Türkiye denies link between F-16 deal and Nordic NATO bids
Türkiye’s proposed purchase of F-16 fighter jets from the US is “not related” to its gatekeeping of NATO as Finland and Sweden seek to join the US-led military bloc, Turkish Foreign Minister Mevlut Cavusoglu has insisted.
The weapons sale would benefit both the US and Türkiye, he told journalists on Wednesday, after a meeting with US Secretary of State Antony Blinken in Washington, DC. Ankara’s acceptance of the NATO bids by the Nordic nations was never a “precondition” for the sale of warplanes, he added, as quoted by the Turkish press.
Türkiye wants to purchase 40 new Lockheed-produced warplanes, as well as 79 upgrade kits for F-16s that the Turkish Air Force already has in its fleet. The request was sent in October 2021, but the multibillion dollar deal has opponents in the US Congress.
Last week, the administration of US President Joe Biden sent an informal notice to lawmakers about its intention to go through with the proposed sale. Senator Bob Menendez, the chairman of the Senate Foreign Relations Committee, is a long-time critic of the proposal and has vowed to block the deal.
“Until [Turkish President Recep Tayyip] Erdogan … begins to act like a trusted ally should, I will not approve this sale,” a statement prepared by Menendez and obtained by Politico said. He also expressed support for selling F-35 jets to Turkish European rival Greece.
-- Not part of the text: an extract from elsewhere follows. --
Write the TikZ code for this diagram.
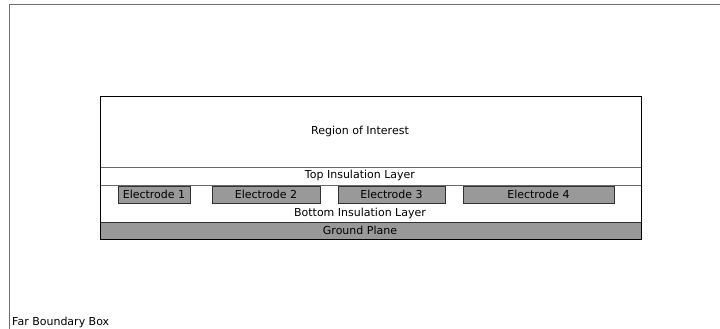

The administration of former US President Donald Trump kicked Türkiye out of the F-35 program in 2019. It claimed that Ankara endangered the secrets of the advanced weapons platform by purchasing S-400 long-range anti-aircraft missiles from Russia. The Erdogan government denied that this was the case.
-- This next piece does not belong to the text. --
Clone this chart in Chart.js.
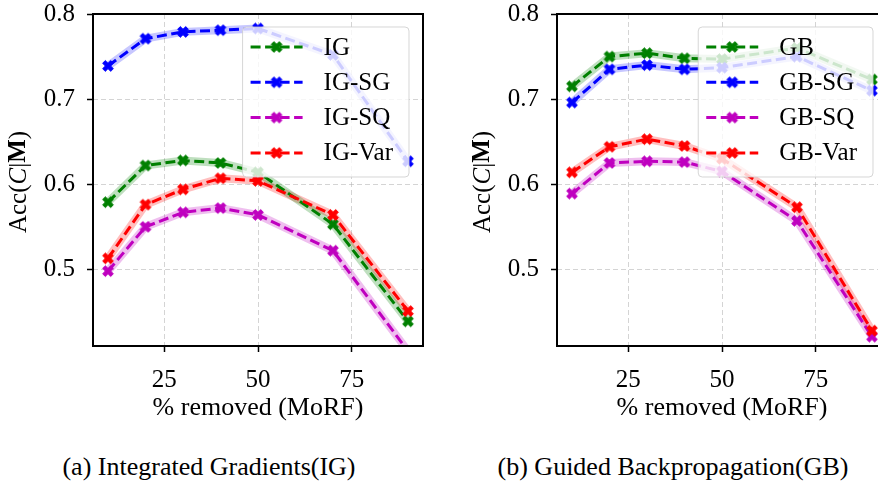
<!DOCTYPE html>
<html>
<head>
<meta charset="utf-8">
<script src="https://cdn.jsdelivr.net/npm/chart.js@4.4.1/dist/chart.umd.min.js"></script>
<style>
  html, body { margin: 0; padding: 0; background: #fff; overflow: hidden; }
  #page { position: relative; width: 878px; height: 482px; overflow: hidden; }
  canvas { position: absolute; top: 0; }
  .caption {
    position: absolute; top: 450px; transform: translateX(-50%);
    font: 26px 'Liberation Serif', serif; line-height: 34px; white-space: nowrap; color: #000;
  }
</style>
</head>
<body>
<div id="page">
  <canvas id="igChart" width="440" height="440" style="left:0"></canvas>
  <canvas id="gbChart" width="440" height="440" style="left:464px"></canvas>
  <div class="caption" style="left:209px">(a) Integrated Gradients(IG)</div>
  <div class="caption" style="left:673px">(b) Guided Backpropagation(GB)</div>
</div>
<script>
// values
const removedPct = [10, 20, 30, 40, 50, 70, 90];
const xTicks = [25, 50, 75];
const yTicks = [0.5, 0.6, 0.7, 0.8];
const xTitle = '% removed (MoRF)';
const yTitleParts = [['Acc(', ''], ['C', 'italic '], ['|', ''], ['M', 'bold '], [')', '']];

const igLabels = ['IG', 'IG-SG', 'IG-SQ', 'IG-Var'];
const igAcc = [0.579, 0.622, 0.628, 0.625, 0.614, 0.553, 0.439];
const igSgAcc = [0.739, 0.771, 0.779, 0.781, 0.783, 0.752, 0.627];
const igSqAcc = [0.498, 0.550, 0.567, 0.572, 0.564, 0.522, 0.404];
const igVarAcc = [0.513, 0.576, 0.594, 0.607, 0.604, 0.564, 0.451];

const gbLabels = ['GB', 'GB-SG', 'GB-SQ', 'GB-Var'];
const gbAcc = [0.715, 0.750, 0.754, 0.748, 0.747, 0.760, 0.723];
const gbSgAcc = [0.696, 0.735, 0.740, 0.735, 0.737, 0.750, 0.710];
const gbSqAcc = [0.589, 0.625, 0.627, 0.626, 0.615, 0.557, 0.421];
const gbVarAcc = [0.614, 0.644, 0.653, 0.645, 0.630, 0.573, 0.428];

const seriesColors = ['#008000', '#0000ff', '#bf00bf', '#ff0000'];
const bandColors = ['rgba(0,128,0,0.25)', 'rgba(0,0,255,0.22)', 'rgba(191,0,191,0.25)', 'rgba(255,0,0,0.25)'];
const FONT = "'Liberation Serif', serif";

// filled "X" marker like matplotlib's
function makeMarker(color) {
    const size = 11.5;
    const c = document.createElement('canvas');
    c.width = 16;
    c.height = 16;
    const ctx = c.getContext('2d');
    const a = size / 6;
    const b = size / 2;
    const pts = [[-a, -b], [a, -b], [a, -a], [b, -a], [b, a], [a, a], [a, b], [-a, b], [-a, a], [-b, a], [-b, -a], [-a, -a]];
    ctx.translate(8, 8);
    ctx.rotate(Math.PI / 4);
    ctx.beginPath();
    pts.forEach(([x, y], i) => (i ? ctx.lineTo(x, y) : ctx.moveTo(x, y)));
    ctx.closePath();
    ctx.fillStyle = color;
    ctx.strokeStyle = color;
    ctx.lineWidth = 0.8;
    ctx.fill();
    ctx.stroke();
    return c;
}

const markers = seriesColors.map(makeMarker);

function buildDatasets(labels, seriesList) {
    const points = vals => removedPct.map((x, j) => ({x, y: vals[j]}));
    const bands = seriesList.map((vals, i) => ({
        data: points(vals),
        borderColor: bandColors[i],
        borderWidth: 8,
        borderJoinStyle: 'round',
        pointRadius: 0,
        clip: 0,
        order: 10,
    }));
    const lines = seriesList.map((vals, i) => ({
        label: labels[i],
        inLegend: true,
        data: points(vals),
        borderColor: seriesColors[i],
        backgroundColor: seriesColors[i],
        borderWidth: 3,
        borderDash: [10, 4.5],
        borderJoinStyle: 'round',
        pointStyle: markers[i],
        pointRadius: 6,
        clip: 0,
        order: 4 - i,
    }));
    return bands.concat(lines);
}

function drawLegend(chart) {
    const {ctx, chartArea: area} = chart;
    const items = chart.data.datasets.filter(d => d.inLegend);
    ctx.save();
    ctx.font = '25px ' + FONT;
    const textW = Math.max(...items.map(d => ctx.measureText(d.label).width));
    const w = 10 + 52 + 21 + textW + 14;
    const h = 150;
    const right = area.right - 14;
    const top = area.top + 13;
    const left = right - w;

    ctx.beginPath();
    ctx.roundRect(left, top, w, h, 4);
    ctx.fillStyle = 'rgba(255,255,255,0.8)';
    ctx.fill();
    ctx.strokeStyle = 'rgba(204,204,204,0.8)';
    ctx.lineWidth = 1;
    ctx.stroke();

    items.forEach((d, i) => {
        const cy = top + 20 + i * 35.3;
        ctx.beginPath();
        ctx.setLineDash(d.borderDash);
        ctx.strokeStyle = d.borderColor;
        ctx.lineWidth = d.borderWidth;
        ctx.moveTo(left + 8, cy);
        ctx.lineTo(left + 60, cy);
        ctx.stroke();
        ctx.setLineDash([]);
        ctx.drawImage(d.pointStyle, left + 34 - d.pointStyle.width / 2, cy - d.pointStyle.height / 2);
        ctx.fillStyle = '#000';
        ctx.textBaseline = 'middle';
        ctx.fillText(d.label, left + 81, cy + 1);
    });
    ctx.restore();
}

function drawYTitle(chart) {
    const {ctx, chartArea: area} = chart;
    ctx.save();
    ctx.translate(19, (area.top + area.bottom) / 2 + 2);
    ctx.rotate(-Math.PI / 2);
    ctx.textBaseline = 'middle';
    ctx.fillStyle = '#000';
    let total = 0;
    yTitleParts.forEach(([t, style]) => {
        ctx.font = style + '25px ' + FONT;
        total += ctx.measureText(t).width;
    });
    let x = -total / 2;
    yTitleParts.forEach(([t, style]) => {
        ctx.font = style + '25px ' + FONT;
        ctx.fillText(t, x, 0);
        x += ctx.measureText(t).width;
    });
    ctx.restore();
}

const framePlugin = {
    id: 'frame',
    afterDatasetsDraw(chart) {
        drawLegend(chart);
    },
    afterDraw(chart) {
        const {ctx, chartArea: a} = chart;
        ctx.save();
        ctx.strokeStyle = '#000';
        ctx.lineWidth = 2;
        ctx.strokeRect(a.left, a.top, a.right - a.left, a.bottom - a.top);
        ctx.restore();
        drawYTitle(chart);
    },
};

function makeChart(canvasId, labels, seriesList) {
    const gridColor = 'rgba(176,176,176,0.55)';
    return new Chart(document.getElementById(canvasId), {
        type: 'line',
        data: {datasets: buildDatasets(labels, seriesList)},
        plugins: [framePlugin],
        options: {
            responsive: false,
            animation: false,
            events: [],
            layout: {padding: {top: 14, right: 17, bottom: 16, left: 0}},
            plugins: {
                legend: {display: false},
                tooltip: {enabled: false},
            },
            scales: {
                x: {
                    type: 'linear',
                    min: 6,
                    max: 94,
                    afterBuildTicks: s => { s.ticks = xTicks.map(v => ({value: v})); },
                    afterFit: s => { s.height = 78; s.paddingLeft = 0; s.paddingRight = 0; },
                    grid: {color: gridColor, lineWidth: 1, tickLength: 6, tickColor: '#000', tickWidth: 1.5},
                    border: {display: false, dash: [5, 3]},
                    ticks: {padding: 13, color: '#000', maxRotation: 0, font: {family: FONT, size: 25}, callback: v => String(v)},
                    title: {display: true, text: xTitle, color: '#000', padding: 0, font: {family: FONT, size: 26}},
                },
                y: {
                    min: 0.41,
                    max: 0.8,
                    afterBuildTicks: s => { s.ticks = yTicks.map(v => ({value: v})); },
                    afterFit: s => { s.width = 93; s.paddingTop = 0; s.paddingBottom = 0; },
                    grid: {color: gridColor, lineWidth: 1, tickLength: 6, tickColor: '#000', tickWidth: 1.5},
                    border: {display: false, dash: [5, 3]},
                    ticks: {padding: 12, color: '#000', font: {family: FONT, size: 25}, callback: v => v.toFixed(1)},
                },
            },
        },
    });
}

makeChart('igChart', igLabels, [igAcc, igSgAcc, igSqAcc, igVarAcc]);
makeChart('gbChart', gbLabels, [gbAcc, gbSgAcc, gbSqAcc, gbVarAcc]);
</script>
</body>
</html>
Cavusoglu was asked about the planned sale of F-35s to Greece on Wednesday and remarked that the balance of military cooperation that the US had with the two NATO allies had “deteriorated.”
Finland and Sweden applied for NATO membership last May, citing a purported threat coming from Russia. Türkiye conditioned its acceptance of their bids to their lifting of an arms embargo and an improvement in counter-terrorism action. The two Nordic nations, Ankara stated, served as shelters for organizations that the Turkish government considers terrorists.